Information provided:

----

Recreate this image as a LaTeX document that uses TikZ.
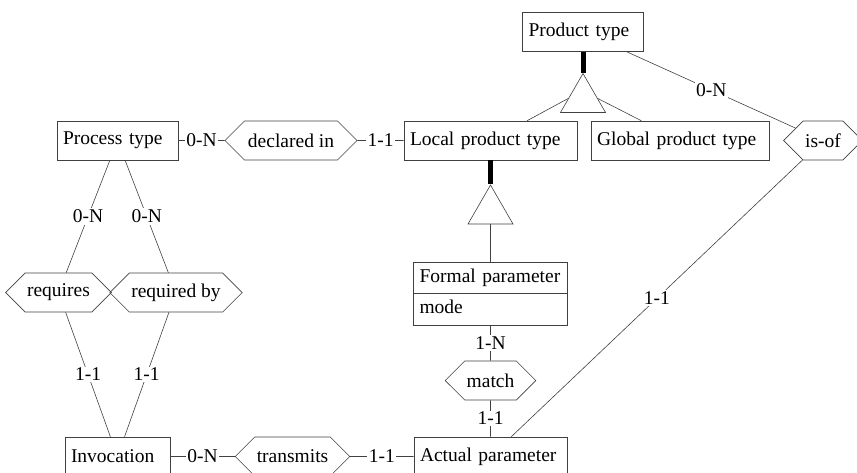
\documentclass[tikz,border=0pt]{standalone}
\usepackage{fontspec}
\setmainfont{Liberation Serif}
\usetikzlibrary{shapes.symbols,shapes.geometric,shapes.multipart,calc}

\tikzset{
  ent/.style={draw, rectangle, minimum height=39pt, inner xsep=6pt, inner ysep=0pt, align=left},
  entattr/.style={draw, rectangle split, rectangle split parts=2, inner xsep=6pt, inner ysep=4pt, align=left},
  rel/.style={draw, signal, signal to=west and east, signal pointer angle=90, minimum height=39pt, inner xsep=2pt, inner ysep=0pt},
  isa/.style={draw, regular polygon, regular polygon sides=3, minimum size=52pt, inner sep=0pt},
  card/.style={fill=white, inner sep=1.5pt, text=black},
  isabar/.style={line width=5pt, draw=black}
}

\begin{document}
\begin{tikzpicture}[x=1pt, y=-1pt, font=\fontsize{19.5}{23}\selectfont, line width=0.6pt, draw=black!75]
            \useasboundingbox (0,0) rectangle (857,472);

            \begin{scope}[every node/.style={ent}]
                \node[text width=109pt] (pt) at (583,32) {Product type};
                \node[text width=161pt] (lpt) at (490.5,140.5) {Local product type};
                \node[text width=166pt] (gpt) at (680,140.5) {Global product type};
                \node[text width=109pt] (prt) at (117.5,140.5) {Process type};
                \node[text width=93pt] (inv) at (117.5,456.5) {Invocation};
                \node[text width=141pt] (ap) at (490.5,456.5) {Actual parameter};
            \end{scope}

            \node[entattr, text width=142pt] (fp) at (490.5,293.5) {\strut Formal parameter \nodepart{two} \strut mode};

            \begin{scope}[every node/.style={rel}]
                \node[minimum width=132pt] (di) at (291,140.5) {declared in};
                \node[minimum width=66pt] (isof) at (823,140.5) {is-of};
                \node[minimum width=99pt] (req) at (58.5,292.5) {requires};
                \node[minimum width=126pt] (reqby) at (176,292.5) {required by};
                \node[minimum width=89pt] (match) at (490.5,380.5) {match};
                \node[minimum width=111pt] (trans) at (292.5,456.5) {transmits};
            \end{scope}

            \node[isa] (isa1) at (583,99.5) {};
            \node[isa] (isa2) at (490.5,211) {};
            \coordinate (isa1l) at ($(isa1.corner 1)!0.64!(isa1.corner 2)$);
            \coordinate (isa1r) at ($(isa1.corner 1)!0.64!(isa1.corner 3)$);

            \begin{scope}
                \path (prt) edge node[card] {0-N} (di);
                \path (di) edge node[card] {1-1} (lpt);
                \path (pt) edge node[card] {0-N} (isof);
                \path (isof) edge node[card] {1-1} (ap);

                \path (prt) edge node[card] {0-N} (req);
                \path (prt) edge node[card] {0-N} (reqby);
                \path (req) edge node[card] {1-1} (inv);
                \path (reqby) edge node[card] {1-1} (inv);

                \path (fp) edge node[card] {1-N} (match);
                \path (match) edge node[card] {1-1} (ap);
                \path (inv) edge node[card] {0-N} (trans);
                \path (trans) edge node[card] {1-1} (ap);

                \path [isabar] (pt) edge (isa1.corner 1);
                \path (lpt) edge (isa1l);
                \path (gpt) edge (isa1r);
                \path [isabar] (lpt) edge (isa2.corner 1);
                \path (isa2.side 2) edge (fp);
            \end{scope}
\end{tikzpicture}
\end{document}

----

Directions for this task: All of the data above should be quoted exactly, except for the pictures.

In response:
Recreate this image as a LaTeX document that uses TikZ.
\documentclass[tikz,border=0pt]{standalone}
\usepackage{fontspec}
\setmainfont{Liberation Serif}
\usetikzlibrary{shapes.symbols,shapes.geometric,shapes.multipart,calc}

\tikzset{
  ent/.style={draw, rectangle, minimum height=39pt, inner xsep=6pt, inner ysep=0pt, align=left},
  entattr/.style={draw, rectangle split, rectangle split parts=2, inner xsep=6pt, inner ysep=4pt, align=left},
  rel/.style={draw, signal, signal to=west and east, signal pointer angle=90, minimum height=39pt, inner xsep=2pt, inner ysep=0pt},
  isa/.style={draw, regular polygon, regular polygon sides=3, minimum size=52pt, inner sep=0pt},
  card/.style={fill=white, inner sep=1.5pt, text=black},
  isabar/.style={line width=5pt, draw=black}
}

\begin{document}
\begin{tikzpicture}[x=1pt, y=-1pt, font=\fontsize{19.5}{23}\selectfont, line width=0.6pt, draw=black!75]
            \useasboundingbox (0,0) rectangle (857,472);

            \begin{scope}[every node/.style={ent}]
                \node[text width=109pt] (pt) at (583,32) {Product type};
                \node[text width=161pt] (lpt) at (490.5,140.5) {Local product type};
                \node[text width=166pt] (gpt) at (680,140.5) {Global product type};
                \node[text width=109pt] (prt) at (117.5,140.5) {Process type};
                \node[text width=93pt] (inv) at (117.5,456.5) {Invocation};
                \node[text width=141pt] (ap) at (490.5,456.5) {Actual parameter};
            \end{scope}

            \node[entattr, text width=142pt] (fp) at (490.5,293.5) {\strut Formal parameter \nodepart{two} \strut mode};

            \begin{scope}[every node/.style={rel}]
                \node[minimum width=132pt] (di) at (291,140.5) {declared in};
                \node[minimum width=66pt] (isof) at (823,140.5) {is-of};
                \node[minimum width=99pt] (req) at (58.5,292.5) {requires};
                \node[minimum width=126pt] (reqby) at (176,292.5) {required by};
                \node[minimum width=89pt] (match) at (490.5,380.5) {match};
                \node[minimum width=111pt] (trans) at (292.5,456.5) {transmits};
            \end{scope}

            \node[isa] (isa1) at (583,99.5) {};
            \node[isa] (isa2) at (490.5,211) {};
            \coordinate (isa1l) at ($(isa1.corner 1)!0.64!(isa1.corner 2)$);
            \coordinate (isa1r) at ($(isa1.corner 1)!0.64!(isa1.corner 3)$);

            \begin{scope}
                \path (prt) edge node[card] {0-N} (di);
                \path (di) edge node[card] {1-1} (lpt);
                \path (pt) edge node[card] {0-N} (isof);
                \path (isof) edge node[card] {1-1} (ap);

                \path (prt) edge node[card] {0-N} (req);
                \path (prt) edge node[card] {0-N} (reqby);
                \path (req) edge node[card] {1-1} (inv);
                \path (reqby) edge node[card] {1-1} (inv);

                \path (fp) edge node[card] {1-N} (match);
                \path (match) edge node[card] {1-1} (ap);
                \path (inv) edge node[card] {0-N} (trans);
                \path (trans) edge node[card] {1-1} (ap);

                \path [isabar] (pt) edge (isa1.corner 1);
                \path (lpt) edge (isa1l);
                \path (gpt) edge (isa1r);
                \path [isabar] (lpt) edge (isa2.corner 1);
                \path (isa2.side 2) edge (fp);
            \end{scope}
\end{tikzpicture}
\end{document}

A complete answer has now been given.